Und wieder einmal stehen wir quasi fassungslos vor dem Stimmphänomen Matthias Goerne: Kaum ein anderer Sänger kann so schön und bedeutungsvoll leise singen, kaum einer hat die Atemtechnik, um bei so wenig Volumen noch überhaupt zu singen, zu phrasieren, zu artikulieren, Spannung zu vermitteln. Das macht seine ‘Wunderhorn’-Lieder in diesem Livemitschnitt vom Luzerner Festival so exzeptionell. Die philosophische Tiefendimension der Musik Gustav Mahlers wird also hier voll erfasst und wiedergegeben, weil wir es mit einer ganz besonderen, vergeistigten und gefühlsmäßigen Identifikation zu tun haben, die Mahler vor jeder Naivität bewahrt oder seinen Liedern den Ausdruck von Wärme geben könnten. Andris Nelson kleidet die zarte Stimme in ein schillerndes und behutsames, aber detailreich formuliertes Orchesterspiel.

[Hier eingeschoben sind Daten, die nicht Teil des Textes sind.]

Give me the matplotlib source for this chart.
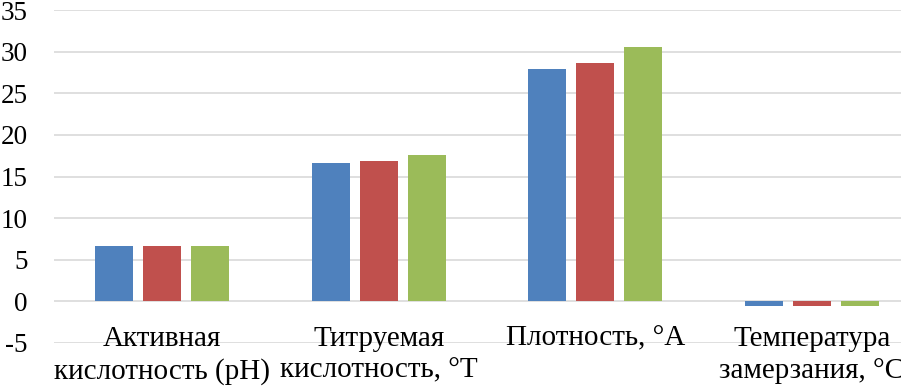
import matplotlib.pyplot as plt
import numpy as np

plt.rcParams['font.family'] = ['Liberation Serif', 'DejaVu Serif']

# Data
categories = ['Активная\nкислотность (pH)', 'Титруемая\nкислотность, °T',
              'Плотность, °A', 'Температура\nзамерзания, °C']
series_blue = [6.65, 16.65, 27.95, -0.5]
series_red = [6.65, 16.9, 28.6, -0.5]
series_green = [6.6, 17.55, 30.5, -0.5]
yticks = [-5, 0, 5, 10, 15, 20, 25, 30, 35]

colors = ['#4F81BD', '#C0504D', '#9BBB59']

fig = plt.figure(figsize=(9.01, 3.86), dpi=100)
# plot area runs slightly past the right edge, as in the reference crop
ax = fig.add_axes([54 / 901, 43 / 386, 866 / 901, 333 / 386])

x = np.arange(len(categories))
step = 0.2217
width = 0.1755
for k, (vals, c) in enumerate(zip([series_blue, series_red, series_green], colors)):
    ax.bar(x + (k - 1) * step, vals, width=width, color=c, zorder=3)

ax.set_xlim(-0.5, 3.5)
ax.set_ylim(-5, 35)
ax.set_yticks(yticks)
ax.set_yticklabels([str(v) for v in yticks], fontsize=19.5)
ax.grid(axis='y', color='#d9d9d9', linewidth=1.2, zorder=0)
ax.tick_params(axis='y', length=0, pad=19)
ax.tick_params(axis='x', length=0, labelbottom=False)
for s in ax.spines.values():
    s.set_visible(False)

for i, lab in enumerate(categories):
    ax.annotate(lab, xy=(i, 0), xytext=(0, -17.5), textcoords='offset points',
                ha='center', va='top', multialignment='center',
                fontsize=21, linespacing=1.3, annotation_clip=False)

fig.savefig('out.png', dpi=100)
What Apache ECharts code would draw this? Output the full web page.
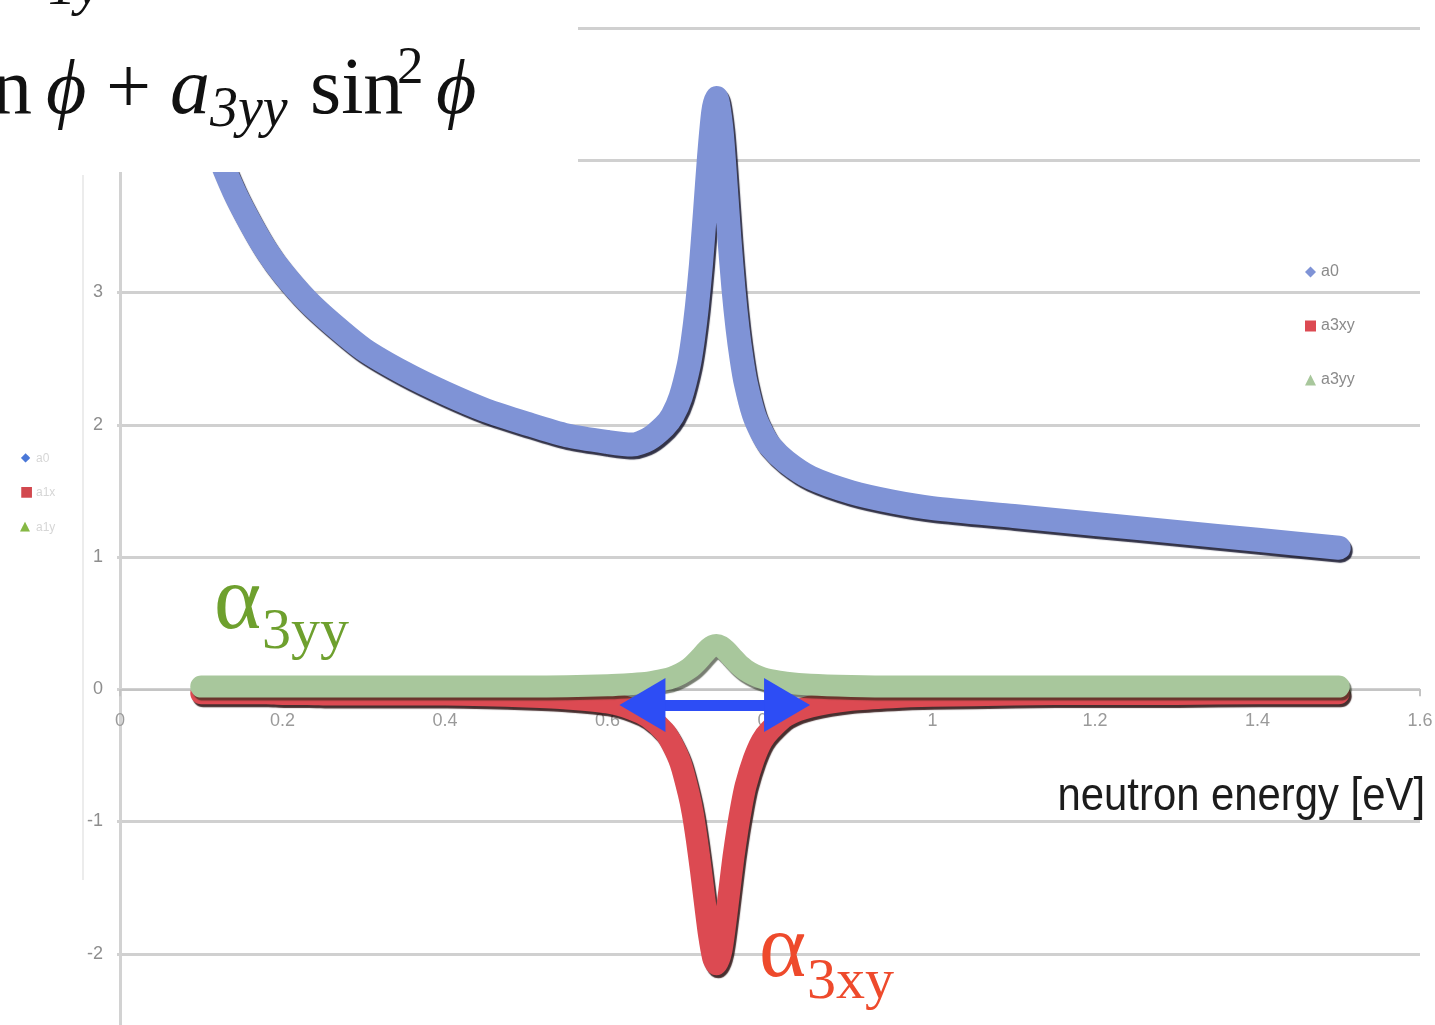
<!DOCTYPE html>
<html>
<head>
<meta charset="utf-8">
<script src="https://cdn.jsdelivr.net/npm/echarts@6/dist/echarts.min.js"></script>
<style>
  html, body { margin: 0; padding: 0; background: #fff; }
  #main { width: 1435px; height: 1025px; }
</style>
</head>
<body>
<div id="main"></div>
<script>
// neutron energy [eV]
var energy = [0.10, 0.12, 0.14, 0.16, 0.18, 0.20, 0.23, 0.26, 0.30, 0.35, 0.40, 0.45, 0.50, 0.55, 0.60,
              0.63, 0.65, 0.67, 0.68, 0.69, 0.70,
              0.705, 0.71, 0.715, 0.72, 0.725, 0.73, 0.734,
              0.74, 0.745, 0.75, 0.755, 0.76, 0.765, 0.77,
              0.78, 0.79, 0.80, 0.82, 0.85, 0.90, 0.95, 1.00,
              1.10, 1.20, 1.30, 1.40, 1.50];
var a0 = [4.46, 4.07, 3.77, 3.53, 3.32, 3.15, 2.94, 2.77, 2.57, 2.39, 2.24, 2.11, 2.01, 1.92, 1.87,
          1.85, 1.89, 1.99, 2.07, 2.21, 2.45,
          2.64, 2.89, 3.21, 3.61, 4.03, 4.36, 4.47,
          4.25, 3.85, 3.41, 3.03, 2.73, 2.50, 2.32,
          2.08, 1.94, 1.84, 1.72, 1.60, 1.49, 1.42, 1.37,
          1.31, 1.25, 1.19, 1.13, 1.07];
var a3xy = [-0.03, -0.03, -0.03, -0.03, -0.03, -0.035, -0.035, -0.04, -0.04, -0.04, -0.04, -0.045, -0.055, -0.07, -0.10,
            -0.15, -0.21, -0.32, -0.42, -0.56, -0.79,
            -0.94, -1.14, -1.37, -1.62, -1.86, -2.03, -2.08,
            -1.98, -1.77, -1.52, -1.27, -1.06, -0.88, -0.73,
            -0.53, -0.39, -0.31, -0.20, -0.13, -0.08, -0.06, -0.05,
            -0.04, -0.035, -0.035, -0.03, -0.03];
var a3yy = [0.02, 0.02, 0.02, 0.02, 0.02, 0.02, 0.02, 0.02, 0.02, 0.02, 0.02, 0.02, 0.02, 0.023, 0.03,
            0.04, 0.05, 0.073, 0.09, 0.117, 0.155,
            0.18, 0.21, 0.243, 0.278, 0.309, 0.33, 0.335,
            0.323, 0.297, 0.264, 0.23, 0.198, 0.17, 0.146,
            0.11, 0.086, 0.07, 0.05, 0.035, 0.025, 0.02, 0.02,
            0.02, 0.02, 0.02, 0.02, 0.02];

var names = ['a0', 'a3xy', 'a3yy'];
var colors = ['#7f93d6', '#dc4a52', '#a8c79c'];
var icons = ['diamond', 'rect', 'triangle'];

// width of the resonance marked by the blue arrow (arrow ends, eV) and its height
var arrowFrom = 0.643, arrowTo = 0.821, arrowLevel = -0.12;

function pairs(ys) {
    var out = [];
    for (var i = 0; i < energy.length; i++) {
        out.push([energy[i], ys[i]]);
    }
    return out;
}

function band(name, ys, color, z, width, shadow) {
    return {
        name: name,
        type: 'line',
        data: pairs(ys),
        z: z,
        showSymbol: false,
        smooth: 0.25,
        itemStyle: { color: color },
        lineStyle: {
            color: color,
            width: width,
            join: 'round',
            cap: 'round',
            shadowColor: shadow,
            shadowBlur: 1,
            shadowOffsetX: 2,
            shadowOffsetY: 3
        },
        emphasis: { disabled: true }
    };
}

var myChart = echarts.init(document.getElementById('main'));

var serif = '"Liberation Serif", "DejaVu Serif", serif';

var option = {
    animation: false,
    backgroundColor: '#fff',
    grid: [
        // main plot: y from -3 to 5, bottom part runs off the picture
        { left: 120, right: 15, top: 28, bottom: -61, outerBoundsMode: 'none', containLabel: false },
        // helper grid whose bottom edge sits on y = 0, carries the x tick labels
        { left: 120, right: 15, top: 28, height: 661, outerBoundsMode: 'none', containLabel: false }
    ],
    legend: {
        orient: 'vertical',
        left: 1300,
        top: 259,
        itemGap: 38,
        itemWidth: 11,
        itemHeight: 11,
        textStyle: { color: '#8a8a8a', fontSize: 16, fontFamily: 'Liberation Sans' },
        data: names.map(function (n, i) { return { name: n, icon: icons[i] }; })
    },
    xAxis: [
        {
            type: 'value',
            gridIndex: 0,
            min: 0,
            max: 1.6,
            interval: 0.2,
            axisLine: { onZero: true, lineStyle: { color: '#c4c4c4', width: 2 } },
            axisTick: { show: true, length: 7, lineStyle: { color: '#c4c4c4', width: 2 } },
            axisLabel: { show: false },
            splitLine: { show: false }
        },
        {
            type: 'value',
            gridIndex: 1,
            min: 0,
            max: 1.6,
            interval: 0.2,
            axisLine: { show: false },
            axisTick: { show: false },
            axisLabel: { color: '#9a9a9a', fontSize: 18, margin: 23, fontFamily: 'Liberation Sans' },
            splitLine: { show: false }
        }
    ],
    yAxis: [
        {
            type: 'value',
            gridIndex: 0,
            min: -3,
            max: 5,
            interval: 1,
            axisLine: { show: true, lineStyle: { color: '#d2d2d2', width: 3 } },
            axisTick: { show: true, length: 3, lineStyle: { color: '#d2d2d2', width: 3 } },
            axisLabel: { color: '#8e8e8e', fontSize: 18, margin: 17, fontFamily: 'Liberation Sans' },
            splitLine: { show: true, lineStyle: { color: '#d0d0d0', width: 3 } }
        },
        {
            type: 'value',
            gridIndex: 1,
            min: 0,
            max: 1,
            show: false
        }
    ],
    series: [
        band('a0', a0, colors[0], 3, 24, 'rgba(15,15,40,0.85)'),
        band('a3xy', a3xy, colors[1], 2, 22, 'rgba(40,10,10,0.85)'),
        band('a3yy', a3yy, colors[2], 4, 22, 'rgba(30,40,20,0.6)'),
        {
            name: 'width',
            type: 'line',
            data: [],
            z: 10,
            silent: true,
            markLine: {
                silent: true,
                symbol: ['triangle', 'triangle'],
                symbolSize: [54, 46],
                label: { show: false },
                lineStyle: { color: '#2d4df5', width: 11, type: 'solid' },
                emphasis: { disabled: true },
                data: [[{ coord: [arrowFrom, arrowLevel] }, { coord: [arrowTo, arrowLevel] }]]
            }
        }
    ],
    graphic: [
        // faint left legend and frame from the pasted slide
        { type: 'line', z: 1, shape: { x1: 83, y1: 175, x2: 83, y2: 880 }, style: { stroke: '#ececec', lineWidth: 2 } },
        { type: 'text', z: 1, x: 21, y: 458, style: { text: '◆', fill: '#4a78d8', font: '12px "DejaVu Sans"', verticalAlign: 'middle' } },
        { type: 'text', z: 1, x: 36, y: 459, style: { text: 'a0', fill: '#d6d6d6', font: '12px "Liberation Sans"', verticalAlign: 'middle' } },
        { type: 'text', z: 1, x: 20, y: 492, style: { text: '■', fill: '#d2484e', font: '14px "DejaVu Sans"', verticalAlign: 'middle' } },
        { type: 'text', z: 1, x: 36, y: 493, style: { text: 'a1x', fill: '#d6d6d6', font: '12px "Liberation Sans"', verticalAlign: 'middle' } },
        { type: 'text', z: 1, x: 20, y: 527, style: { text: '▲', fill: '#86b844', font: '13px "DejaVu Sans"', verticalAlign: 'middle' } },
        { type: 'text', z: 1, x: 36, y: 528, style: { text: 'a1y', fill: '#d6d6d6', font: '12px "Liberation Sans"', verticalAlign: 'middle' } },

        // formula overlay
        { type: 'rect', z: 100, shape: { x: 0, y: 0, width: 578, height: 172 }, style: { fill: '#fff' } },
        { type: 'text', z: 101, x: 48, y: -11, style: { text: '1y', fill: '#111', font: 'italic 56px ' + serif, verticalAlign: 'middle' } },
        { type: 'text', z: 101, x: 212, y: -40, style: { text: 'ϕ', fill: '#111', font: 'italic 78px ' + serif, verticalAlign: 'middle' } },
        { type: 'text', z: 101, x: -8, y: 92, style: { text: 'n', fill: '#111', font: '80px ' + serif, verticalAlign: 'middle' } },
        { type: 'text', z: 101, x: 46, y: 92, style: { text: 'ϕ', fill: '#111', font: 'italic 78px ' + serif, verticalAlign: 'middle' } },
        { type: 'text', z: 101, x: 106, y: 92, style: { text: '+', fill: '#111', font: '80px ' + serif, verticalAlign: 'middle' } },
        { type: 'text', z: 101, x: 170, y: 92, style: { text: 'a', fill: '#111', font: 'italic 80px ' + serif, verticalAlign: 'middle' } },
        { type: 'text', z: 101, x: 210, y: 111, style: { text: '3yy', fill: '#111', font: 'italic 56px ' + serif, verticalAlign: 'middle' } },
        { type: 'text', z: 101, x: 310, y: 92, style: { text: 'sin', fill: '#111', font: '80px ' + serif, verticalAlign: 'middle' } },
        { type: 'text', z: 101, x: 397, y: 69, style: { text: '2', fill: '#111', font: '53px ' + serif, verticalAlign: 'middle' } },
        { type: 'text', z: 101, x: 436, y: 92, style: { text: 'ϕ', fill: '#111', font: 'italic 78px ' + serif, verticalAlign: 'middle' } },

        // annotations
        { type: 'text', z: 20, x: 214, y: 604, style: { text: 'α', fill: '#6ea02e', font: '90px ' + serif, verticalAlign: 'middle' } },
        { type: 'text', z: 20, x: 262, y: 633, style: { text: '3yy', fill: '#6ea02e', font: '58px ' + serif, verticalAlign: 'middle' } },
        { type: 'text', z: 20, x: 759, y: 952, style: { text: 'α', fill: '#ee4a2c', font: '90px ' + serif, verticalAlign: 'middle' } },
        { type: 'text', z: 20, x: 807, y: 983, style: { text: '3xy', fill: '#ee4a2c', font: '58px ' + serif, verticalAlign: 'middle' } },
        { type: 'text', z: 20, x: 1425, y: 797, scaleX: 0.89, style: { text: 'neutron energy [eV]', fill: '#1c1c1c', font: '47px "Liberation Sans"', align: 'right', verticalAlign: 'middle' } }
    ]
};

myChart.setOption(option);
</script>
</body>
</html>
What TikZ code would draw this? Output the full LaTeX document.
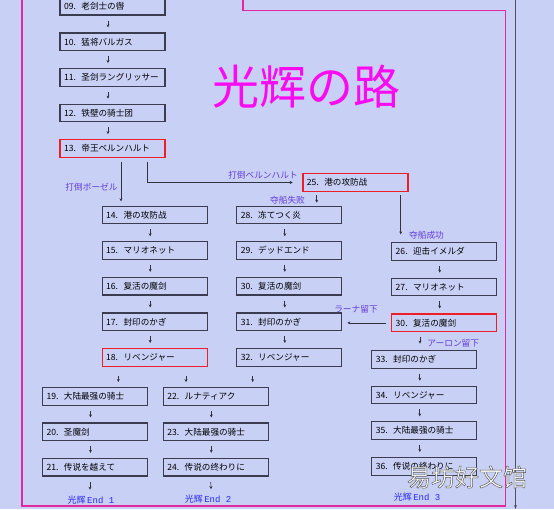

Den Trauermarsch in der 5. Symphonie nimmt Nelsons erstaunlich langsam, um so die stürmisch bewegten Ausbrüche des zweiten Satzes vehement zum Ausdruck zu bringen und geradezu verstörend Mattigkeit aufzuzeigen. Ein sehr tänzerisches und keckes und hoch energetisches Scherzo enthält eine extrem resignative Passage, so dass man ständig fürchten muss, die Musik höre auf zu spielen. Das ist eine der großen Momente dieser Interpretation.
Ganz langsam lädt Nelsons das Orchester wieder auf. Ein wunderbar zartes, am Anfang fast gehauchtes Adagietto führt zum jubilierenden Finale.